The multiloop sunset to all orders

TL;DR

This paper presents exact, convergent formulas for multiloop sunset Feynman integrals in two dimensions, expressed as sums of symmetric polynomials, facilitating both analysis and numerical evaluation, and enabling reconstruction of four-dimensional integrals.

Contribution

It introduces a novel representation of multiloop sunset integrals in two dimensions, including a dimension-raising relation and a method for reconstructing four-dimensional integrals from two-dimensional results.

Findings

Exact formulas for multiloop sunset integrals in 2D

Dimension-raising relation for equal-mass case

Method for reconstructing 4D integrals from 2D boundary conditions

Abstract

We derive exact, convergent representations of multiloop sunset Feynman integrals in two dimensions for arbitrary mass configurations and all loop orders valid for large Euclidean momentum.

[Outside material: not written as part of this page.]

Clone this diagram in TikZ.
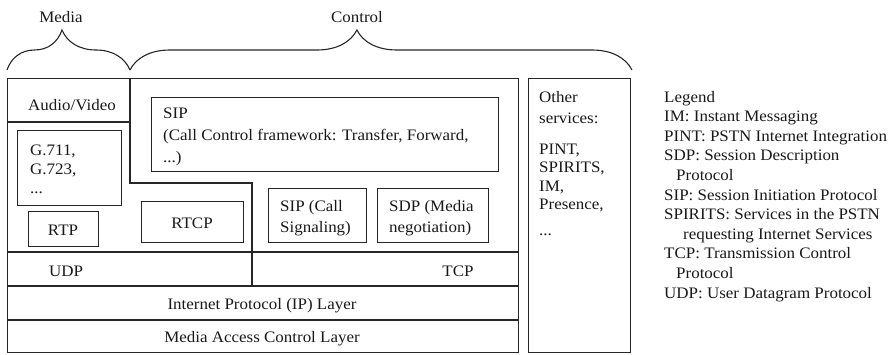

The integrals are expressed as sums of symmetric polynomials in logarithmic mass ratios, normalized by the external momentum squared, with coefficients determined by analytic series expansions. For the equal-mass case, we establish a dimension-raising relation expressing the $L$ loop sunset integrals in $D+2$ as the one in $D$ dimensions acted on a differential operator of order $L-1$. These representations are free of complicated transcendental functions, making them well-suited to both formal analysis and high-precision numerical evaluation. The two-dimensional results serve as boundary conditions for dimension-shifting relations, enabling systematic reconstruction of four-dimensional sunset integrals via analytic continuation to $D = 4 - 2\epsilon$.